The mechanism is simple: cognitive skills require regular use to stay sharp. Writing, analysis, judgement, synthesis. These are not fixed abilities. They are maintained through exercise. When AI handles them consistently, the exercise stops.
What makes this tricky is that the output still looks fine. The work gets done. The report is written, the decision is framed, the summary is produced. The degradation is internal, invisible in the short term, and almost impossible to detect from the inside.
Why This Matters at Work
Professionals who rely heavily on AI for analysis and writing often report that solo thinking feels harder than it used to. Drafting without a prompt. Structuring an argument from scratch. Sitting with a complex problem before reaching for a tool. These feel effortful in a new way.

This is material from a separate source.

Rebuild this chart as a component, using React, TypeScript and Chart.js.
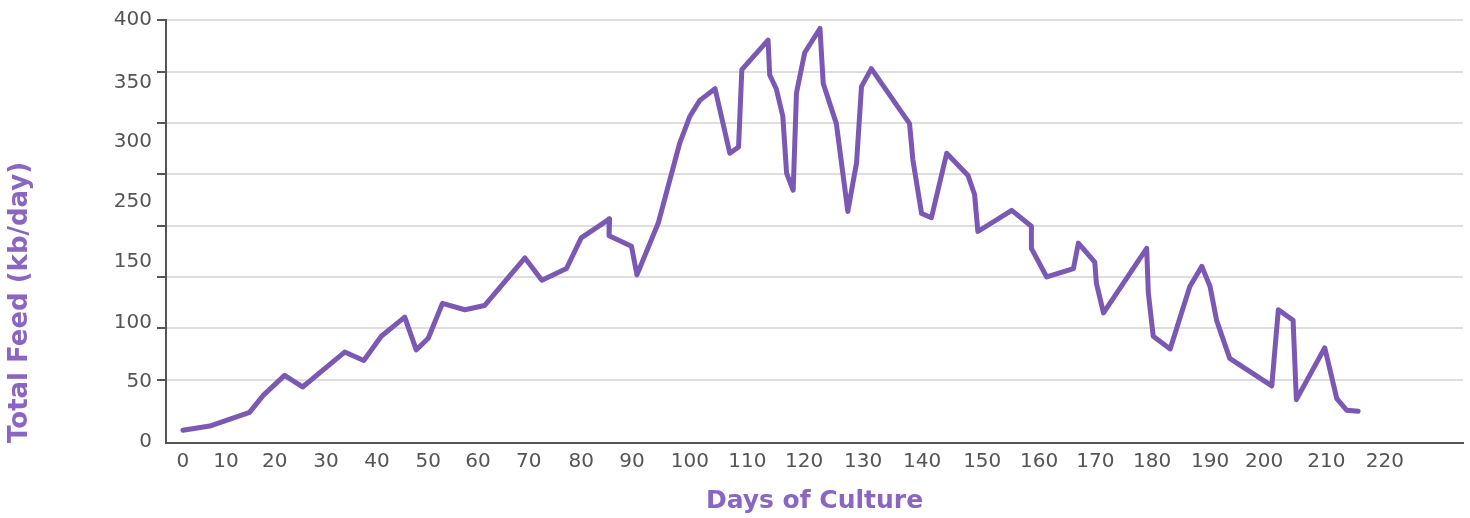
import React, { useEffect, useRef } from 'react';
import { Chart, registerables } from 'chart.js';

Chart.register(...registerables);

// Days of culture (x) and total feed (kb/day) (y)
const DAYS = [
  0, 4.9, 12.2, 14.7, 18.6, 21.9, 29.6, 33.1, 36.3, 40.6, 42.7, 44.9, 47.5, 51.6, 55.2,
  62.6, 65.7, 70.2, 72.9, 78.1, 78.0, 82.1, 83.1, 87.0, 90.9, 92.8, 94.6, 97.4, 100.1,
  101.7, 102.3, 107.1, 107.4, 108.6, 109.8, 110.5, 111.7, 112.3, 113.8, 116.6, 117.2,
  119.6, 121.7, 123.3, 124.2, 126.0, 133.0, 133.6, 135.2, 137.0, 139.8, 143.7, 144.9,
  145.5, 151.7, 155.3, 155.3, 158.1, 163.0, 163.9, 166.9, 167.2, 168.5, 176.4, 176.7,
  177.6, 180.7, 184.3, 186.5, 188.0, 189.2, 191.6, 199.3, 200.5, 203.2, 203.8, 209.0,
  211.2, 213.0, 215.1,
];
const FEED = [
  12, 16, 29, 45, 64, 53, 86, 78, 101, 119, 88, 99, 132, 126, 130,
  175, 154, 165, 194, 212, 196, 186, 159, 208, 283, 309, 324, 335, 274,
  280, 353, 381, 348, 335, 309, 255, 239, 331, 369, 392, 340,
  302, 219, 265, 337, 354, 302, 268, 217, 213, 274, 253, 235,
  200, 220, 205, 184, 157, 165, 189, 171, 151, 123, 184, 142,
  101, 89, 148, 167, 148, 116, 80, 54, 126, 116, 41, 90,
  42, 31, 30,
];

// Tick labels and where they sit on the axes (as in the reference)
const X_TICK_LABELS = ['0', '10', '20', '30', '40', '50', '60', '70', '80', '90', '100', '110',
  '120', '130', '140', '150', '160', '170', '180', '190', '200', '210', '220'];
const X_TICK_AT = [0, 7.9, 16.8, 26.2, 35.5, 44.9, 54.0, 63.3, 72.9, 82.2, 92.8, 103.3,
  113.7, 124.5, 135.3, 146.3, 156.7, 167.0, 177.4, 188.0, 197.9, 209.3, 220.0];
const Y_TICK_LABELS = ['0', '50', '100', '150', '250', '300', '350', '400'];
const Y_TICK_AT = [1, 58, 114, 171, 228, 285, 341, 400];
const Y_GRID_AT = [60, 109, 157, 205, 254, 303, 351, 400];

const X_TITLE = 'Days of Culture';
const Y_TITLE = 'Total Feed (kb/day)';

const LINE_COLOR = '#7b58b3';
const TITLE_COLOR = '#8a66c2';
const TICK_COLOR = '#555555';
const AXIS_COLOR = '#555555';
const GRID_COLOR = '#dedede';

export default function App() {
  const canvasRef = useRef<HTMLCanvasElement | null>(null);

  useEffect(() => {
    if (!canvasRef.current) return;
    const points = DAYS.map((d, i) => ({ x: d, y: FEED[i] }));
    const tickFont = { family: 'DejaVu Sans', size: 20 };
    const xTitleFont = { family: 'DejaVu Sans', size: 25, weight: 'bold' as const, lineHeight: 1.2 };
    const yTitleFont = { family: 'DejaVu Sans', size: 26, weight: 'bold' as const, lineHeight: 1.2 };

    const chart = new Chart(canvasRef.current, {
      type: 'line',
      data: {
        datasets: [
          {
            label: 'Total Feed',
            data: points,
            borderColor: LINE_COLOR,
            backgroundColor: LINE_COLOR,
            borderWidth: 5,
            pointRadius: 0,
            tension: 0,
            fill: false,
            borderJoinStyle: 'round',
            borderCapStyle: 'round',
            xAxisID: 'x',
            yAxisID: 'y',
          },
        ],
      },
      options: {
        animation: false,
        responsive: true,
        maintainAspectRatio: false,
        layout: { padding: { top: 20, right: 7, bottom: 0, left: 0 } },
        plugins: { legend: { display: false }, tooltip: { enabled: false } },
        scales: {
          x: {
            type: 'linear',
            position: 'bottom',
            min: -3.1,
            max: 234.3,
            afterBuildTicks: (s: any) => {
              s.ticks = X_TICK_AT.map((v) => ({ value: v }));
            },
            ticks: {
              autoSkip: false,
              maxRotation: 0,
              padding: 7,
              color: TICK_COLOR,
              font: tickFont,
              callback: (_v: any, i: number) => X_TICK_LABELS[i],
            },
            grid: { display: false, drawTicks: false },
            border: { display: true, color: AXIS_COLOR, width: 2 },
            title: {
              display: true,
              text: X_TITLE,
              color: TITLE_COLOR,
              font: xTitleFont,
              padding: { top: 0, bottom: 2 },
            },
            afterFit: (s: any) => {
              s.height = 75;
            },
          },
          y: {
            type: 'linear',
            position: 'left',
            weight: 0,
            min: 0,
            max: 400,
            afterBuildTicks: (s: any) => {
              s.ticks = Y_GRID_AT.map((v) => ({ value: v }));
            },
            ticks: { display: false },
            grid: {
              color: GRID_COLOR,
              lineWidth: 2,
              drawTicks: true,
              tickLength: 9,
              tickColor: AXIS_COLOR,
              tickWidth: 2,
            },
            border: { display: true, color: AXIS_COLOR, width: 2 },
            afterFit: (s: any) => {
              s.width = 9;
            },
          },
          yl: {
            type: 'linear',
            position: 'left',
            weight: 10,
            min: 0,
            max: 400,
            afterBuildTicks: (s: any) => {
              s.ticks = Y_TICK_AT.map((v) => ({ value: v }));
            },
            ticks: {
              autoSkip: false,
              padding: 5,
              color: TICK_COLOR,
              font: tickFont,
              callback: (_v: any, i: number) => Y_TICK_LABELS[i],
            },
            grid: { display: false, drawTicks: false },
            border: { display: false },
            title: {
              display: true,
              text: Y_TITLE,
              align: 'start',
              color: TITLE_COLOR,
              font: yTitleFont,
              padding: { top: 5, bottom: 0 },
            },
            afterFit: (s: any) => {
              s.width = 157;
            },
          },
        },
      },
    } as any);

    return () => chart.destroy();
  }, []);

  return (
    <div style={{ position: 'fixed', left: 0, top: 0, width: 1470, height: 518, background: '#ffffff' }}>
      <canvas ref={canvasRef} />
    </div>
  );
}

For organizations, the risk compounds. Teams that offload strategic thinking to AI systems gradually lose the internal capacity to challenge, verify, or improve what those systems produce. The organization becomes dependent on a process it no longer fully understands.
This is not a theoretical concern. It shows up in hiring, in meeting quality, in the ability to respond when AI tools fail or produce something wrong. Cognitive capacity is an organizational asset. It can be depleted.
What To Do About It
The response is not to stop using AI. It is to be deliberate about which tasks you still do yourself, without assistance, on a regular basis. Pick the skills that matter most to your work and practice them independently. Treat it like physical training, not as a moral position.
Concretely: write a first draft before opening an AI tool. Work through a problem on paper before asking for a summary. Make a decision and only then check whether the AI agrees. The sequence matters.
Cognitive Sovereignty is built around this principle. The goal is not resistance to AI. It is maintained capacity to think, judge, and act without it when the situation requires.